Transformation diagrams, on the other hand, require knowledge of the changes in the system under specific conditions, and are generally determined from a large number of experiments.

Some Historical Context

One of the things I find amazing is that for systems as complex as steels and bronze alloys, metal artisans around the world were able to skillfully obtain items with the desired properties, literally millenia before the formal work I describe above was laid out. The concept of free energy as discussed by Willard Gibbs wasn't around until the 1870s, while the discovery of steel can be dated back to 1400 BC, with iron and bronze work being even older.
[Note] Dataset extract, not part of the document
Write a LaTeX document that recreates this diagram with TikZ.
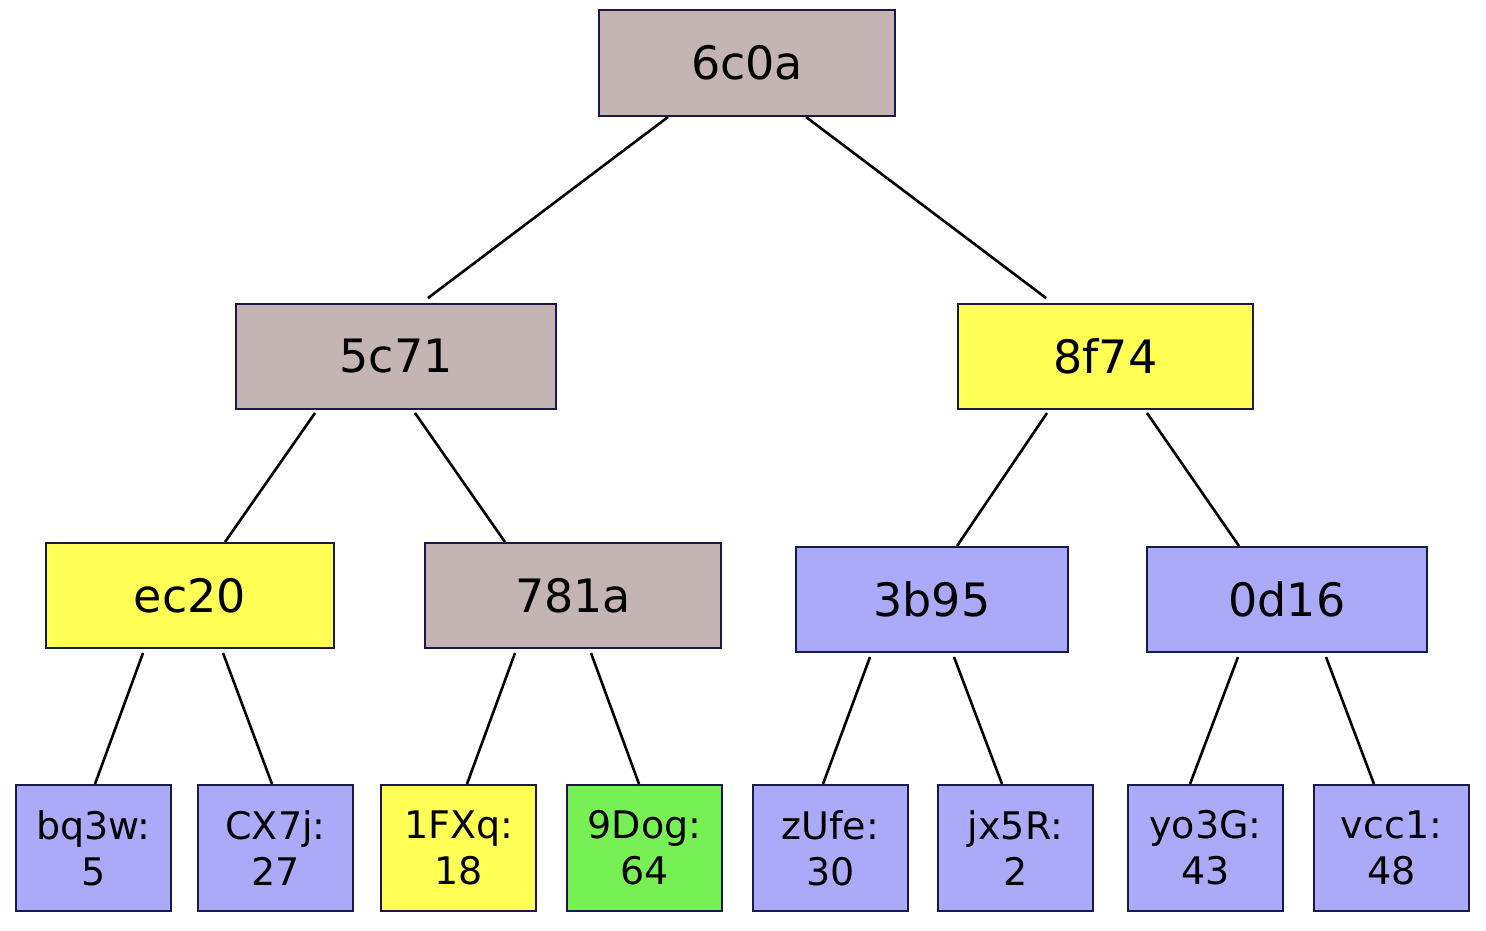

Yet we have many extant pieces indicating a rather detailed understanding of what is required to get a particular property.

It would be a mistake to take something like a note to use fresh young yak's blood or doe urine to quench a blade, or to sing a particular tune while heating a piece as being a quaint bit of mysticism. In the case of the quenching fluids, the thermal properties and chemical compositions may be surprisingly consistent between urine of young does in a specific area: it's those that matter, but it wasn't like the blacksmith in medieval France could just order himself up a custom quenching fluid from Ye Olde Dow Chemical. For the singing: what easier and more portable way is there to track time when the stopwatch hasn't even been invented? I've already covered why using color was actually a fantastic way to estimate temperature before anyone invented a thermometer that could withstand the abuse.

I admit that this is one area in which I am woefully undereducated: my engineering education really never got much into the history of the field itself beyond a few notes about particular individuals or processes. I find this somewhat sad, as the history of technology itself is some wild stuff and not all historian-types have the technical understanding or desire to really dig into it.